There is also some whimsy and some balladry here, even if those are not the primary tones of Fiction. “Id Balm” has a light, dancing theme, which Smith augments with bells as well as snare, setting up a sense of three-way dialogue. Mitchell lets his piano ring in harmonics at the high end, and there are sections where the two musicians almost seem to be chirping in the treetops together. “Diction” starts with a drunken, high melody for vibes and piano that comes down to earth in a lovely, lyrical way, leading to a cushiony section of playing that never gets lazy or too easy — in fact it becomes a thrilling march just before returning to the theme.
“Narcotic Bases” is a dreamy ballad that twinkles like stars above a thin cloud cover, Mitchell’s pedaling creating a rich soup of overtones that interact with Smith’s vibes. I also love “Nightmare Tesseract”, which begins as a free ballad, rich in harmonic chords that ring openly but then picks up momentum over time so that, by the midpoint, it is crashing all over, like a city coming apart at the seams. The chaos then stops on a dime. Whew!

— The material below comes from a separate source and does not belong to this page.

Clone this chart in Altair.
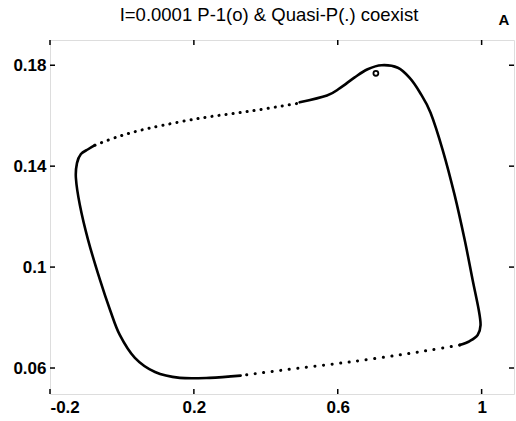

My only reservation about Fiction is that it presents Matt Mitchell’s pianistic talents narrowly, despite the disc’s relative range. Mitchell seems to have targeted this work very specifically, and maybe too many of the tunes have the same jagged, clattering, free vibe. I’ll admit that the song titles don’t mean anything to me. I’ve heard the disc 10 times but struggle somewhat to distinguish between many of these tunes.
But this isn’t the kind of jazz record that sets up classic “compositions” that some other musician is likely to cover some day. It is more like a live concert experience, a journey that two musicians are taking together, one you watch from a small distance, dazzled. If you don’t focus on it, sure, it’s a whole bunch of clappety-smack-tap with less melody than you might be used to.
But, as piano can teach us sometimes, melody ain’t the main thing in music.